Reputation: 299
I have a complex numpy array signal with dimensions [10,1000,50000] I need to modify this array in slices. This is done in a for loop:
for k in range(signal.shape[2]):
signal[:,:,k] = myfunction(signal[:,:,k], constant1, constant2, constant5=constant5, constant6=constant6)
I optimized myfunction as much as possible. When I run the script it takes quite some time but only uses 1 of 24 CPU's.
The code can not be rewritten to perform myfunction on the entire array with numpy.

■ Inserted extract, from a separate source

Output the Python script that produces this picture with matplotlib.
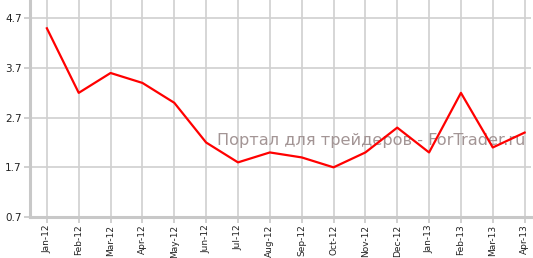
import matplotlib
matplotlib.use("Agg")
import matplotlib.pyplot as plt

# monthly values
months = ['Jan-12', 'Feb-12', 'Mar-12', 'Apr-12', 'May-12', 'Jun-12', 'Jul-12', 'Aug-12',
          'Sep-12', 'Oct-12', 'Nov-12', 'Dec-12', 'Jan-13', 'Feb-13', 'Mar-13', 'Apr-13']
values = [4.5, 3.2, 3.6, 3.4, 3.0, 2.2, 1.8, 2.0, 1.9, 1.7, 2.0, 2.5, 2.0, 3.2, 2.1, 2.4]
yticks = [0.7, 1.7, 2.7, 3.7, 4.7]
watermark = 'Портал для трейдеров - ForTrader.ru'

fig = plt.figure(figsize=(5.33, 2.58), dpi=100)
ax = fig.add_axes([30 / 533, 1 - 217 / 258, 501 / 533, 217 / 258])

x = list(range(len(months)))
ax.plot(x, values, color='#ff0000', lw=1.6, zorder=3)

ax.set_xlim(-0.53, 15.2)
ax.set_ylim(0.7, 5.07)
ax.set_xticks(x)
ax.set_xticklabels(months, rotation=90, fontsize=6.5, color='#222222')
ax.set_yticks(yticks)
ax.set_yticklabels([str(v) for v in yticks], fontsize=7.5, color='#222222')
ax.grid(True, color='#d0d0d0', lw=1.2, zorder=0)
ax.set_axisbelow(True)

for s in ['top', 'right']:
    ax.spines[s].set_visible(False)
for s in ['left', 'bottom']:
    ax.spines[s].set_color('#c8c8c8')
    ax.spines[s].set_linewidth(2.2)
ax.tick_params(axis='both', color='#c8c8c8', length=4, width=1.2, pad=2)
ax.tick_params(axis='x', pad=1.5)

# watermark, placed in pixel coords (origin bottom-left)
ax.text(217, 258 - 145.5, watermark, transform=None, fontsize=11.6, color='#a39595',
        ha='left', va='baseline', zorder=2)

fig.savefig('out.png', dpi=100)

Therefore I want to speed up my code with parallel computing. There seem to many different approach for parallel computing in python. Which one seems to be the best for my problem? And how can I implement it?
Upvotes: 3
Views: 1192
Reputation: 6213
Joblib
provides easy execution for such 'embarrassingly-parallel' tasks:
import numpy as np
# Initialize array and define function
np_array = np.random.rand(100,100,100)
my_function = lambda x: x / np.sum(x)
# Option 1: Loop over array and apply function
serial_result = np_array.copy()
for i in range(np_array.shape[2]):
serial_result[:,:,i] = my_function(np_array[:,:,i])

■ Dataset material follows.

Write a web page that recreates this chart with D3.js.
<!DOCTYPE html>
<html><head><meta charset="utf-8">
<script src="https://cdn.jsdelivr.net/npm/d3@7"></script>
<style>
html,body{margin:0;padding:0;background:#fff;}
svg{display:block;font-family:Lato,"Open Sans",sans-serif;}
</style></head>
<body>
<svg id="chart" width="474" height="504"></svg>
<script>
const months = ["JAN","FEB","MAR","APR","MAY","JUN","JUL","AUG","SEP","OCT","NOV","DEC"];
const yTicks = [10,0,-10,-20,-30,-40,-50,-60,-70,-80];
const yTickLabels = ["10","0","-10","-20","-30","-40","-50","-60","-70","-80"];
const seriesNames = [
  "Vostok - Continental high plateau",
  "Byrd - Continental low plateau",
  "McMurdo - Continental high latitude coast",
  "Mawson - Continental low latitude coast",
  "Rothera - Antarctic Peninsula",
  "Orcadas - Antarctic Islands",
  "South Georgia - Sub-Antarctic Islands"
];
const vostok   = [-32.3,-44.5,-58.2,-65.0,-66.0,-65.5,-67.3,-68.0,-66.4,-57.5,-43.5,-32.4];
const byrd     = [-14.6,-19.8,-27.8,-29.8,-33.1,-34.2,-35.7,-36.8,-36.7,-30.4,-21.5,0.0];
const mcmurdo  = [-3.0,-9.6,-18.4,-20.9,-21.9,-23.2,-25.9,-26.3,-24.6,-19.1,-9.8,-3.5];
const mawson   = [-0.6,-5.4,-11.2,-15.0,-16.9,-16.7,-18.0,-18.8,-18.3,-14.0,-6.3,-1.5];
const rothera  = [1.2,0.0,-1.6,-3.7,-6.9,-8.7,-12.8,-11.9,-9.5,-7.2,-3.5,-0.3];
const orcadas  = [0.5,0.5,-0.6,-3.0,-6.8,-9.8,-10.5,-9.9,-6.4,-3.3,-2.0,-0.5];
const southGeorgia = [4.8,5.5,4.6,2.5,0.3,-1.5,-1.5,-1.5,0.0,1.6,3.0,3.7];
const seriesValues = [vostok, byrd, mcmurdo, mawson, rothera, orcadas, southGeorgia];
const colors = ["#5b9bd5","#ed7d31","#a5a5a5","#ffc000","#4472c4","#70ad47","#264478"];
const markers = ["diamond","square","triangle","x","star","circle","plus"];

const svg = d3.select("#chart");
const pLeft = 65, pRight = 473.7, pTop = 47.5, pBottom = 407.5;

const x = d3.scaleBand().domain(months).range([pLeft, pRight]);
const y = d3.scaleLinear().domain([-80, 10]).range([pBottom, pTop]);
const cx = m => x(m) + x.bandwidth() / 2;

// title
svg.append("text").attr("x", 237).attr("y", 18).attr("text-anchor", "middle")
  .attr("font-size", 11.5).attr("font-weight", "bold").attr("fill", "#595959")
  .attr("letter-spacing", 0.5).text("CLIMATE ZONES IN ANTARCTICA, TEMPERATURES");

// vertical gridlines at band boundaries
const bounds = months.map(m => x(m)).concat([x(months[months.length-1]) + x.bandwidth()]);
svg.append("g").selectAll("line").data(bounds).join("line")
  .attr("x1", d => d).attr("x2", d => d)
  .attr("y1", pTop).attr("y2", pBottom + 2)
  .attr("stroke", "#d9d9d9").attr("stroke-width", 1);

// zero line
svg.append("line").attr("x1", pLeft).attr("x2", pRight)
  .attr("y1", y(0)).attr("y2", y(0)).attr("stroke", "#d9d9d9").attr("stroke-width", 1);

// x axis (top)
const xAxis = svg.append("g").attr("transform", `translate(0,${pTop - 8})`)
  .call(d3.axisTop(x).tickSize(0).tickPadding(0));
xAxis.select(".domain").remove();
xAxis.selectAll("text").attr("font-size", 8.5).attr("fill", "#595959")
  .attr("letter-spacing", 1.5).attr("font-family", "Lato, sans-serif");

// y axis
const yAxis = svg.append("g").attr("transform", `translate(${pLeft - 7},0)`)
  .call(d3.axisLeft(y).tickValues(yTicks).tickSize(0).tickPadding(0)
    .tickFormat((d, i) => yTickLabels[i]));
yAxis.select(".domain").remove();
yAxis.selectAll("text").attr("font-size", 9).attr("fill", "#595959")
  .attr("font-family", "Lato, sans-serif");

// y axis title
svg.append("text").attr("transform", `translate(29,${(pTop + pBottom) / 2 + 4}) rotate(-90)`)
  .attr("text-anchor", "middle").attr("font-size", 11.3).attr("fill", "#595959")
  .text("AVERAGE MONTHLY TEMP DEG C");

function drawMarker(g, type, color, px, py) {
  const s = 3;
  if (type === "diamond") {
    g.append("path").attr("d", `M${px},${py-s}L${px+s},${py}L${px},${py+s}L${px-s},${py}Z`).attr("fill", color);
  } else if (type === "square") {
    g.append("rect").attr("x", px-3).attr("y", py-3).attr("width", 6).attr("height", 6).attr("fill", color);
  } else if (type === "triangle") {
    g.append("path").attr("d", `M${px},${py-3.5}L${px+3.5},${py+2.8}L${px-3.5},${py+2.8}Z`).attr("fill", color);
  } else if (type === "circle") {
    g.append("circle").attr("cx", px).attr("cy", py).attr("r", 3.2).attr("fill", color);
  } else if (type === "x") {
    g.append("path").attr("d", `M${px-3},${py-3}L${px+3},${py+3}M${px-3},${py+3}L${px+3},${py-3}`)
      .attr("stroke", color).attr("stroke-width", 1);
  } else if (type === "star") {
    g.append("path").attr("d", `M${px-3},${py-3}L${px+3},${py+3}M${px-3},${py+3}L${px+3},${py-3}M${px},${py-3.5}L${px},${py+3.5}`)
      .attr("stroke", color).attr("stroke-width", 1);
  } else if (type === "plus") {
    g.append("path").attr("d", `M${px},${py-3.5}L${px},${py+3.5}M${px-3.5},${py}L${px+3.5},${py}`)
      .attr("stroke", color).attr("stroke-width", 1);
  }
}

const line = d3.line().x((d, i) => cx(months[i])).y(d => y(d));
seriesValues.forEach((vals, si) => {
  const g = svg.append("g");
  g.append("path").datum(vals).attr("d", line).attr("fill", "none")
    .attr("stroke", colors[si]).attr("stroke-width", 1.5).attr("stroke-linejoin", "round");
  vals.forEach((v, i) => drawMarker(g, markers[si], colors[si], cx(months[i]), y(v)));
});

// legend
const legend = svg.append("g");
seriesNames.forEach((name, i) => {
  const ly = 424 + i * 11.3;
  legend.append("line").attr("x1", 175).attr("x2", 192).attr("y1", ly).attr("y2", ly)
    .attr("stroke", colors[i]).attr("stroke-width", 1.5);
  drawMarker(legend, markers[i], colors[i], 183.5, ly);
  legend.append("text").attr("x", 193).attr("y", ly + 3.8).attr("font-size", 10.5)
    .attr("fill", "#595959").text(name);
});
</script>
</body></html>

Now using parallel execution with joblib
:
# Option 2: Parallel execution
# ... Apply function in Parallel
from joblib import delayed, parallel
sub_arrays = Parallel(n_jobs=6)( # Use 6 cores
delayed(my_function)(np_array[:,:,i]) # Apply my_function
for i in range(np_array.shape[2])) # For each 3rd dimension
# ... Concatenate the list of returned arrays
parallel_results = np.stack(sub_arrays, axis=2)
# Compare results
np.equal(serial_result, parallel_results).all() # True
Upvotes: 1